See also Mike's answer.

>> * Node upgrade; currently it's possible to upgrade a node
>> from the engine. In stateless it will error, since no where
>> to d/l the iso file to.
> 
> Upgrades are no longer needed with stateless.  To upgrade a stateless
> node all you need to do is 'reboot from a newer image'.  i.e. all
> upgrades would be done via PXE server image replacement.  So the flow of
> 'upload ISO to running oVirt Node' is no longer even necessary
> 
This is assuming PXE only use-case. I'm not sure it's the only one.
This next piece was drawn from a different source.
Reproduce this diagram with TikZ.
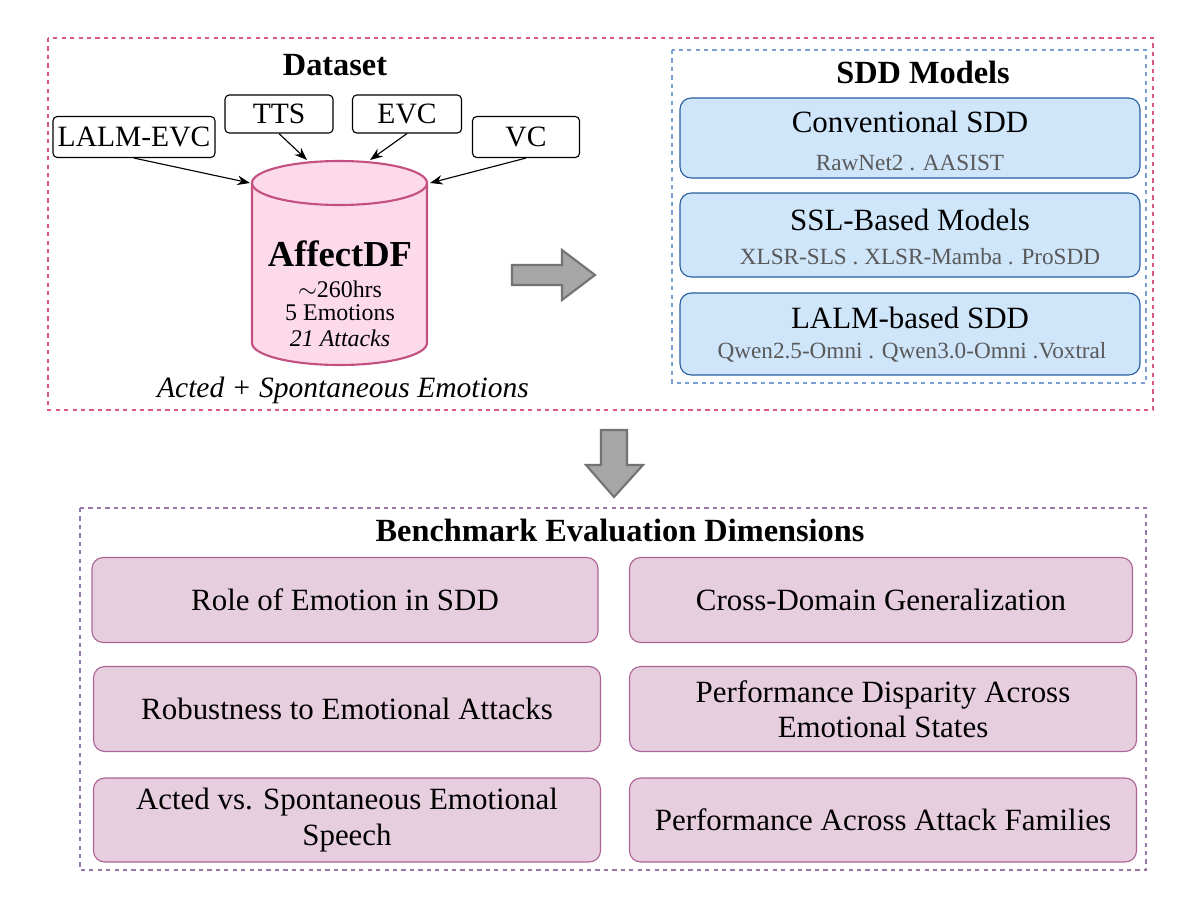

>> * Collecting information; core dumps and logging may not
>> be available due to lack of space? Or will it cause kernel
>> panic if all space is consumed?
> 
> We already provide ability to send kdumps to remote ssh/NFS location and
> already provide the ability to use both collectd and rsyslogs to pipe
> logs/stats to remote server(s).  Local logs can be set to logrotate to a
> reasonable size so that local RAM FS always contains recent log
> information for quick triage, but long term historical logging would be
> maintained on the rsyslog server
> 
This needs to be co-ordinated with log-collection, as well as the bootstrapping
code.

> Perry

-- 

/d

"Willyoupleasehelpmefixmykeyboard?Thespacebarisbroken!"